## Data

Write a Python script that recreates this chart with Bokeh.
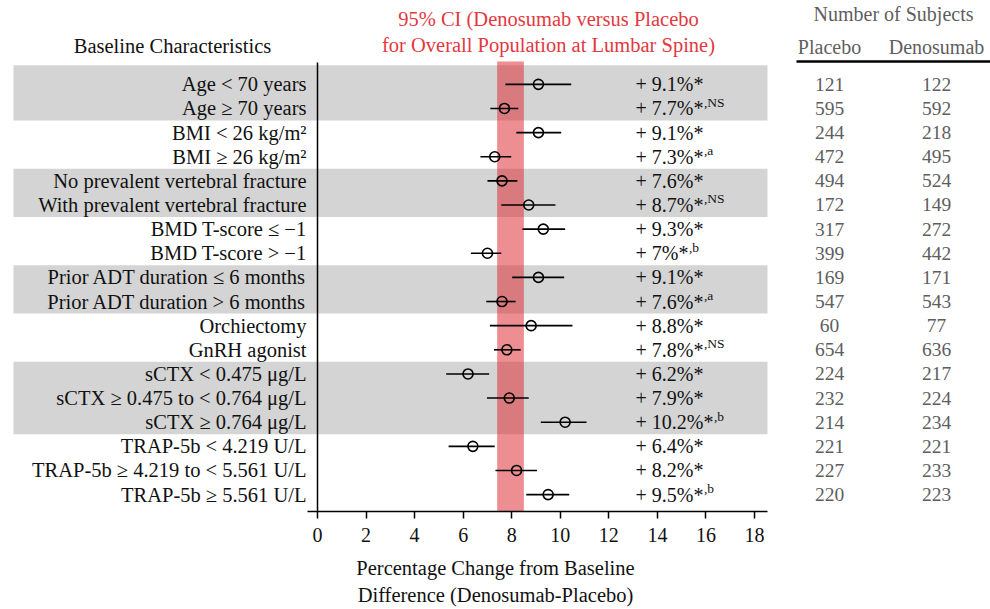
from bokeh.plotting import figure
from bokeh.models import ColumnDataSource, Range1d, FixedTicker, LinearAxis
from bokeh.core.properties import value
from bokeh.embed import file_html
from bokeh.resources import INLINE

# ---------------- data ----------------
labels = ["Age < 70 years", "Age \u2265 70 years",
          "BMI < 26 kg/m\u00b2", "BMI \u2265 26 kg/m\u00b2",
          "No prevalent vertebral fracture", "With prevalent vertebral fracture",
          "BMD T-score \u2264 \u22121", "BMD T-score > \u22121",
          "Prior ADT duration \u2264 6 months", "Prior ADT duration > 6 months",
          "Orchiectomy", "GnRH agonist",
          "sCTX < 0.475 \u03bcg/L", "sCTX \u2265 0.475 to < 0.764 \u03bcg/L", "sCTX \u2265 0.764 \u03bcg/L",
          "TRAP-5b < 4.219 U/L", "TRAP-5b \u2265 4.219 to < 5.561 U/L", "TRAP-5b \u2265 5.561 U/L"]
diff = [9.1, 7.7, 9.1, 7.3, 7.6, 8.7, 9.3, 7.0, 9.1, 7.6, 8.8, 7.8, 6.2, 7.9, 10.2, 6.4, 8.2, 9.5]
ci_lo = [7.74, 7.12, 8.19, 6.71, 7.0, 7.57, 8.44, 6.32, 8.02, 6.95, 7.1, 7.27, 5.3, 6.98, 9.2, 5.4, 7.33, 8.6]
ci_hi = [10.45, 8.27, 10.04, 7.98, 8.23, 9.8, 10.2, 7.57, 10.16, 8.16, 10.5, 8.37, 7.07, 8.7, 11.08, 7.3, 9.04, 10.37]
pct_text = ["+ 9.1%", "+ 7.7%", "+ 9.1%", "+ 7.3%", "+ 7.6%", "+ 8.7%", "+ 9.3%", "+ 7%",
            "+ 9.1%", "+ 7.6%", "+ 8.8%", "+ 7.8%", "+ 6.2%", "+ 7.9%", "+ 10.2%",
            "+ 6.4%", "+ 8.2%", "+ 9.5%"]
marks = ["", "NS", "", "a", "", "NS", "", "b", "", "a", "", "NS", "", "", "b", "", "", "b"]
placebo_n = [121, 595, 244, 472, 494, 172, 317, 399, 169, 547, 60, 654, 224, 232, 214, 221, 227, 220]
denos_n = [122, 592, 218, 495, 524, 149, 272, 442, 171, 543, 77, 636, 217, 224, 234, 221, 233, 223]
groups = [(0, 1), (2, 3), (4, 5), (6, 7), (8, 9), (10, 11), (12, 14), (15, 17)]
overall_ci = (7.4, 8.5)
xticks = [0, 2, 4, 6, 8, 10, 12, 14, 16, 18]

# ---------------- layout helpers (page px -> data units) ----------------
W, H = 990, 609
X0_PAGE, XPX = 317.0, (754.0 - 317.0) / 18.0
Y0_PAGE, YPX = 84.0, 24.18
AXIS_Y = 512


def fx(px):
    return (px - X0_PAGE) / XPX


def fy(py):
    return (py - Y0_PAGE) / YPX


FONT = "Liberation Serif"
rows = list(range(len(labels)))

p = figure(width=W, height=H, output_backend="svg", toolbar_location=None,
           x_range=Range1d(fx(0), fx(W)), y_range=Range1d(fy(AXIS_Y), fy(0)),
           x_axis_location=None, y_axis_location=None,
           min_border_left=0, min_border_right=0, min_border_top=0,
           min_border_bottom=H - AXIS_Y)
p.grid.visible = False
p.outline_line_color = None
p.background_fill_color = "white"
p.border_fill_color = "white"

# alternating gray bands
bl, br, bt, bb = [], [], [], []
for gi, (a, b) in enumerate(groups):
    if gi % 2 == 0:
        bl.append(fx(13))
        br.append(fx(767))
        bt.append(fy(65) if gi == 0 else a - 0.5)
        bb.append(b + 0.5)
p.quad(left=bl, right=br, top=bt, bottom=bb, fill_color="#d4d4d4", line_color=None)

# overall CI band
p.quad(left=[overall_ci[0]], right=[overall_ci[1]], top=[fy(61)], bottom=[fy(AXIS_Y)],
       fill_color="#dc2a32", fill_alpha=0.53, line_color=None)

# vertical reference line at 0
p.segment(x0=[0], x1=[0], y0=[fy(62)], y1=[fy(AXIS_Y)], line_color="black", line_width=1.5)

src = ColumnDataSource(dict(y=rows, diff=diff, lo=ci_lo, hi=ci_hi, label=labels))
p.segment(x0="lo", x1="hi", y0="y", y1="y", source=src, line_color="black", line_width=1.6)
p.scatter(x="diff", y="y", source=src, size=10, marker="circle",
          fill_color=None, line_color="black", line_width=1.6)

# left labels
p.text(x=fx(306), y="y", text="label", source=src, text_font=value(FONT),
       text_font_size="20.5px", text_align="right", text_baseline="middle", text_color="#111111")

# percent annotations with superscripts
char_w = {"+": 0.564, " ": 0.25, ".": 0.25, "%": 0.833, "*": 0.5}
ann_fs = 20
main_txt, sup_txt, sup_off = [], [], []
for t, m in zip(pct_text, marks):
    s = t + "*"
    main_txt.append(s)
    wpx = sum(char_w.get(c, 0.5) for c in s) * ann_fs
    sup_txt.append(("," + m) if m else "")
    sup_off.append(wpx + 0.5)
asrc = ColumnDataSource(dict(y=rows, main=main_txt, sup=sup_txt, off=sup_off))
p.text(x=fx(635), y="y", text="main", source=asrc, text_font=value(FONT),
       text_font_size=f"{ann_fs}px", text_align="left", text_baseline="middle", text_color="#111111")
p.text(x=fx(635), y="y", text="sup", source=asrc, x_offset="off", y_offset=-6,
       text_font=value(FONT), text_font_size="13.5px", text_align="left",
       text_baseline="middle", text_color="#111111")

# subject counts
nsrc = ColumnDataSource(dict(y=rows, pl=[str(v) for v in placebo_n], dn=[str(v) for v in denos_n]))
p.text(x=fx(829), y="y", text="pl", source=nsrc, text_font=value(FONT), text_font_size="19.5px",
       text_align="center", text_baseline="middle", text_color="#5e5e5e")
p.text(x=fx(936), y="y", text="dn", source=nsrc, text_font=value(FONT), text_font_size="19.5px",
       text_align="center", text_baseline="middle", text_color="#5e5e5e")

# headers
p.text(x=[fx(893)], y=[fy(14)], text=["Number of Subjects"], text_font=value(FONT),
       text_font_size="20px", text_align="center", text_baseline="middle", text_color="#5e5e5e")
p.text(x=[fx(829), fx(936)], y=[fy(47), fy(47)], text=["Placebo", "Denosumab"],
       text_font=value(FONT), text_font_size="20px", text_align="center",
       text_baseline="middle", text_color="#5e5e5e")
p.segment(x0=[fx(796)], x1=[fx(990)], y0=[fy(61)], y1=[fy(61)], line_color="black", line_width=2.5)
p.text(x=[fx(172)], y=[fy(46)], text=["Baseline Characteristics"], text_font=value(FONT),
       text_font_size="20.5px", text_align="center", text_baseline="middle", text_color="#111111")
p.text(x=[fx(548), fx(548)], y=[fy(19), fy(45)],
       text=["95% CI (Denosumab versus Placebo", "for Overall Population at Lumbar Spine)"],
       text_font=value(FONT), text_font_size="20.5px", text_align="center",
       text_baseline="middle", text_color="#e2393f")

# x axis
ax = LinearAxis(bounds=(fx(307), fx(767)), ticker=FixedTicker(ticks=xticks),
                axis_label="Percentage Change from Baseline\nDifference (Denosumab-Placebo)")
ax.axis_line_width = 1.5
ax.axis_line_color = "black"
ax.major_tick_line_color = "black"
ax.major_tick_line_width = 1.5
ax.major_tick_in = 0
ax.major_tick_out = 7
ax.minor_tick_line_color = None
ax.major_label_text_font = FONT
ax.major_label_text_font_size = "20px"
ax.major_label_text_color = "#111111"
ax.major_label_standoff = 9
ax.axis_label_text_font = FONT
ax.axis_label_text_font_size = "20.5px"
ax.axis_label_text_font_style = "normal"
ax.axis_label_text_color = "#111111"
ax.axis_label_standoff = 12
ax.axis_label_text_line_height = 1.25
p.add_layout(ax, "below")

open("out.html", "w").write(file_html(p, INLINE))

## Task to complete
Copy nothing but the lines from the top of the data down to the line containing "from bokeh.resources import INLINE", and leave the pictures out.

## Solved exercise
Write a Python script that recreates this chart with Bokeh.
from bokeh.plotting import figure
from bokeh.models import ColumnDataSource, Range1d, FixedTicker, LinearAxis
from bokeh.core.properties import value
from bokeh.embed import file_html
from bokeh.resources import INLINE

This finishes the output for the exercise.